A special challenge in the modelling of winter wheat is the long vegetation period in Germany. This usually leads to less predictability of statistical models than for crops with shorter growing seasons such as maize. Here, we integrate extreme weather conditions that influence winter wheat growth. The used extremes and their threshold values are derived and validated based on literature research and a co-production framework. In addition to temperature measurements such as extreme heat, which are used as standard in statistical approaches, we also consider the measures of extreme cold and water supply. This is particularly relevant for regions in the northern hemisphere for which water shortages are a limiting factor in contrast to high temperatures.

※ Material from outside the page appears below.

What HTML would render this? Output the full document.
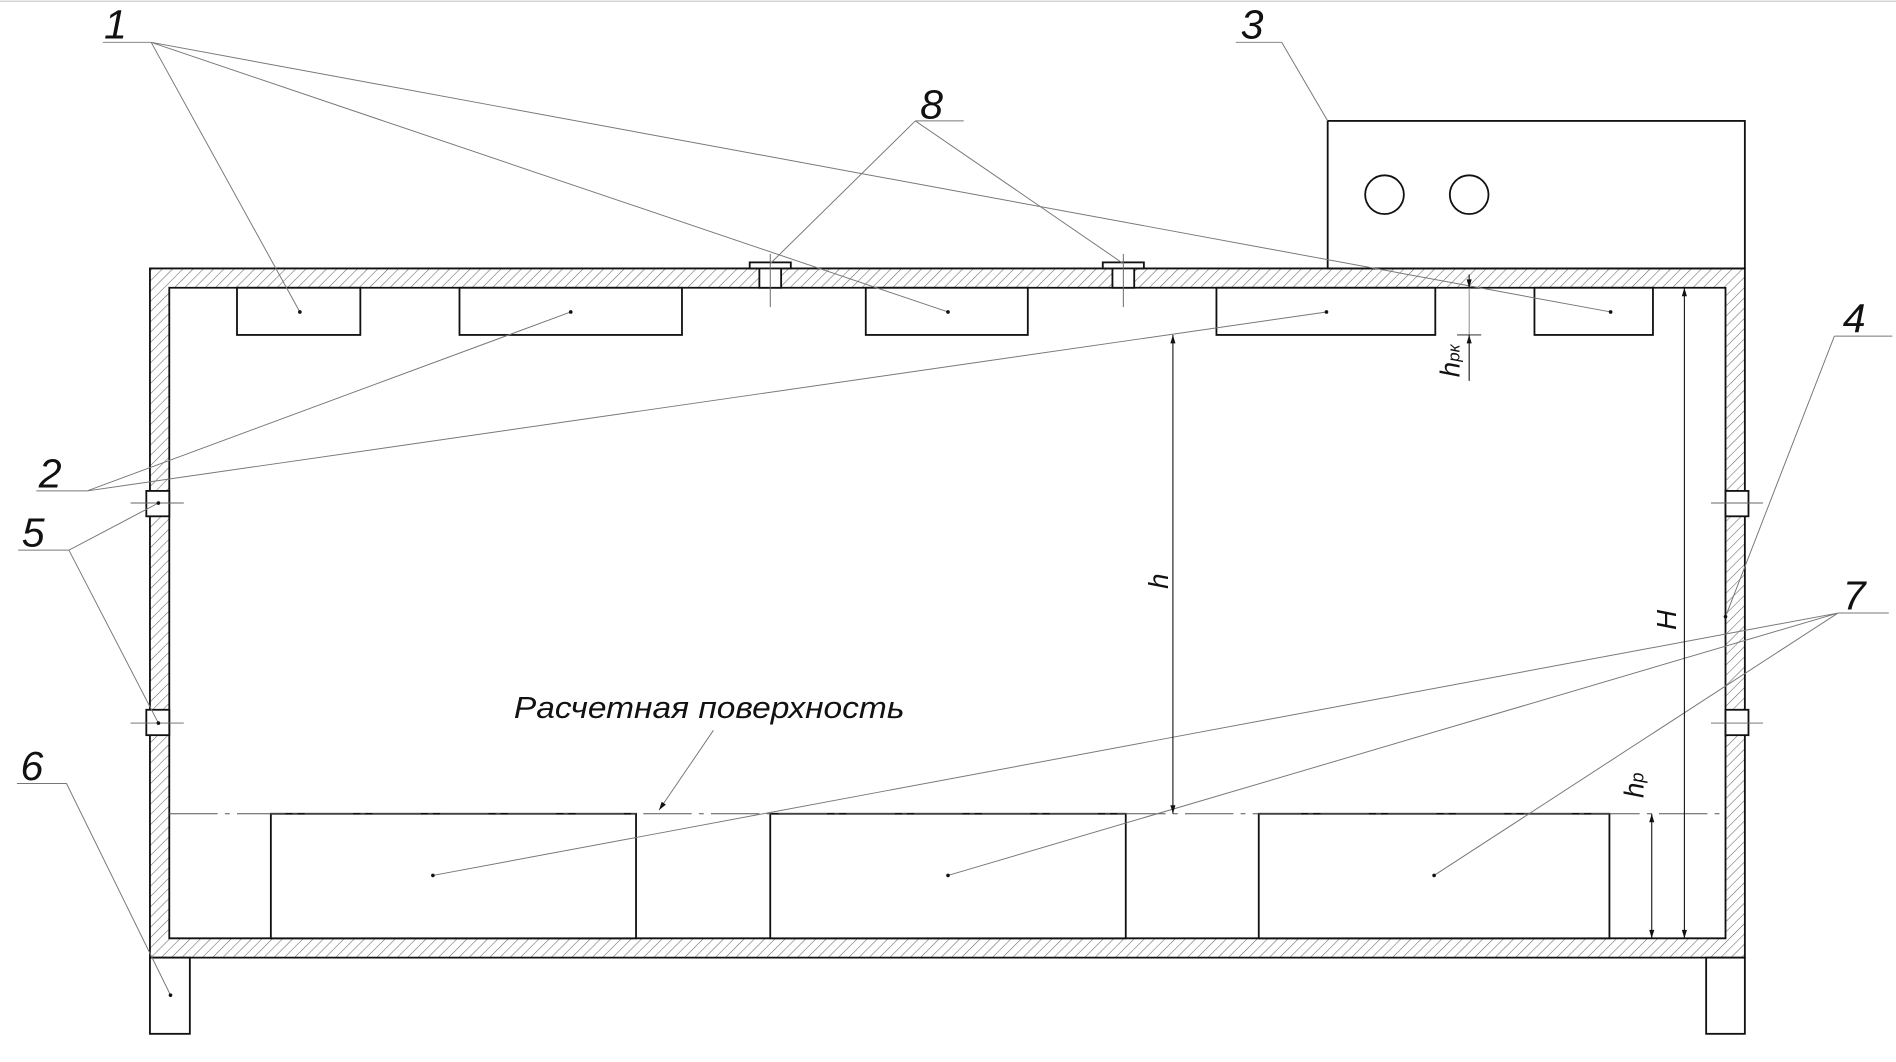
<!DOCTYPE html>
<html><head><meta charset="utf-8"><style>html,body{margin:0;padding:0;background:#fff}svg{display:block}</style></head>
<body>
<svg width="1896" height="1062" viewBox="0 0 1568 878.3" preserveAspectRatio="none" xmlns="http://www.w3.org/2000/svg" font-family="Liberation Sans, sans-serif">
<defs>
<pattern id="h" width="6" height="6" patternUnits="userSpaceOnUse" patternTransform="rotate(45)">
<line x1="0" y1="0" x2="0" y2="6" stroke="#666" stroke-width="0.9"/>
</pattern>
<marker id="a" viewBox="0 0 10 10" refX="10" refY="5" markerWidth="10" markerHeight="7" orient="auto-start-reverse" markerUnits="userSpaceOnUse">
<path d="M0,2 L10,5 L0,8 z" fill="#111"/>
</marker>
</defs>
<line x1="0" y1="1" x2="1568" y2="1" stroke="#ccc" stroke-width="1"/>
<path d="M124,222 H1443 V792 H124 Z M140,238 V776 H1427 V238 Z" fill="url(#h)" fill-rule="evenodd" stroke="#111" stroke-width="1.5"/>
<rect x="1098" y="100" width="345" height="122" fill="none" stroke="#111" stroke-width="1.5"/>
<circle cx="1145" cy="161" r="16" fill="none" stroke="#111" stroke-width="1.5"/>
<circle cx="1215" cy="161" r="16" fill="none" stroke="#111" stroke-width="1.5"/>
<g fill="#fff" stroke="#111" stroke-width="1.5">
<rect x="196" y="238" width="102" height="39"/>
<rect x="716" y="238" width="134" height="39"/>
<rect x="1269" y="238" width="98" height="39"/>
<rect x="380" y="238" width="184" height="39"/>
<rect x="1006" y="238" width="181" height="39"/>
<rect x="224" y="673" width="302" height="103"/>
<rect x="637" y="673" width="294" height="103"/>
<rect x="1041" y="673" width="290" height="103"/>
<rect x="124" y="792" width="33" height="63"/>
<rect x="1411" y="792" width="32" height="63"/>
<rect x="628" y="220" width="18" height="18"/>
<rect x="620" y="217" width="34" height="5"/>
<rect x="920" y="220" width="18" height="18"/>
<rect x="912" y="217" width="34" height="5"/>
<rect x="121" y="406" width="19" height="21"/>
<rect x="121" y="587" width="19" height="21"/>
<rect x="1427" y="406" width="19" height="21"/>
<rect x="1427" y="587" width="19" height="21"/>
</g>
<g stroke="#666" stroke-width="0.8">
<line x1="637" y1="210" x2="637" y2="254"/><line x1="929" y1="210" x2="929" y2="254"/>
<line x1="108" y1="416" x2="152" y2="416"/><line x1="108" y1="598" x2="152" y2="598"/>
<line x1="1415" y1="416" x2="1458" y2="416"/><line x1="1415" y1="598" x2="1458" y2="598"/>
</g>
<line x1="140" y1="673" x2="1427" y2="673" stroke="#555" stroke-width="0.8" stroke-dasharray="40,6,4,6"/>
<g stroke="#777" stroke-width="0.8" fill="none">
<path d="M85,35 H125 L248,258 M125,35 L784,258 M125,35 L1332,258"/>
<path d="M30,406 H72 L472,258 M72,406 L1097,258"/>
<path d="M1022,35 H1060 L1098,100"/>
<path d="M757,100 H797 M757,100 L637,218 M757,100 L929,218"/>
<path d="M15,455 H57 L131,416 M57,455 L131,598"/>
<path d="M1517,278 H1565 M1517,278 L1427,510"/>
<path d="M1520,507 H1562 M1520,507 L358,724 M1520,507 L784,724 M1520,507 L1186,724"/>
<path d="M14,648 H55 L141,823"/>
<path d="M590,604 L545,670" marker-end="url(#a)"/>
</g>
<g fill="#111">
<circle cx="248" cy="258" r="1.5"/><circle cx="784" cy="258" r="1.5"/><circle cx="1332" cy="258" r="1.5"/>
<circle cx="472" cy="258" r="1.5"/><circle cx="1097" cy="258" r="1.5"/>
<circle cx="131" cy="416" r="1.5"/><circle cx="131" cy="598" r="1.5"/>
<circle cx="358" cy="724" r="1.5"/><circle cx="784" cy="724" r="1.5"/><circle cx="1186" cy="724" r="1.5"/>
<circle cx="141" cy="823" r="1.5"/><circle cx="1427" cy="510" r="1.5"/>
</g>
<g stroke="#111" stroke-width="0.9">
<line x1="970" y1="277" x2="970" y2="673" marker-start="url(#a)" marker-end="url(#a)"/>
<line x1="1393" y1="238" x2="1393" y2="776" marker-start="url(#a)" marker-end="url(#a)"/>
<line x1="1366" y1="673" x2="1366" y2="776" marker-start="url(#a)" marker-end="url(#a)"/>
<line x1="1215" y1="238" x2="1215" y2="277" stroke="#777" stroke-width="0.7" />
<line x1="1215" y1="227" x2="1215" y2="238" marker-end="url(#a)"/>
<line x1="1215" y1="315" x2="1215" y2="277" marker-end="url(#a)"/>
<line x1="1205" y1="277" x2="1225" y2="277" stroke-width="0.7"/>
</g>
<g font-style="italic" fill="#111">
<text x="86" y="32" font-size="34">1</text>
<text x="1026" y="32" font-size="34">3</text>
<text x="761" y="98" font-size="34">8</text>
<text x="32" y="403" font-size="34">2</text>
<text x="18" y="452" font-size="34">5</text>
<text x="1524" y="275" font-size="34">4</text>
<text x="1524" y="504" font-size="34">7</text>
<text x="17" y="645" font-size="34">6</text>
<text x="425" y="594" font-size="25" textLength="323" lengthAdjust="spacingAndGlyphs">Расчетная поверхность</text>
<text transform="translate(966,487) rotate(-90)" font-size="23">h</text>
<text transform="translate(1386,521) rotate(-90)" font-size="23">H</text>
<text transform="translate(1359,660) rotate(-90)" font-size="23">h<tspan font-size="15">p</tspan></text>
<text transform="translate(1207,312) rotate(-90)" font-size="23">h<tspan font-size="14">рк</tspan></text>
</g>
</svg>
</body></html>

Another focus is the modelling of the interaction between the individual growth phases. For this we use recursive partitioning methods, which are especially suited to model non-linearities and interactions between variables. In addition, these approaches allow a hierarchical selection of features. This is important for the design of adaptation measures, as knowledge of key factors is particularly important in this context. The models are estimated at district level for the period 1999–2017.

For climate projections a new data is used which has been generated within the EdgE project which consists of daily temperature and precipitation data as well as monthly soil moisture data with different soil layers on 5 km grid. Meteorological values, forced by three RCPs (RCP2.6, RCP6.0 and RCP8.5), are obtained for the period 1950-2099 obtained from five CMIP5 GCMs (HadGEM2-ES, IPSL-CM5A-LR, MIROC-ESM-CHEM, GFDL-ESM2M and NorESM1-M). Those data are then used as input to two hydrological models (mHM and PCR-GLOBWB) and two land-surface models (Noah-MP and VIC) to simulate soil moisture. The data are aggregated to administrative district level. In this study, the global warming values for 1, 1.5, 2, 2.5 and 3 K are determined using a time sampling method. Preindustrial warming between the periods 1881–1910 and 1971–2000 is subtracted from the warming levels for determining the 30-year periods for specific global warming.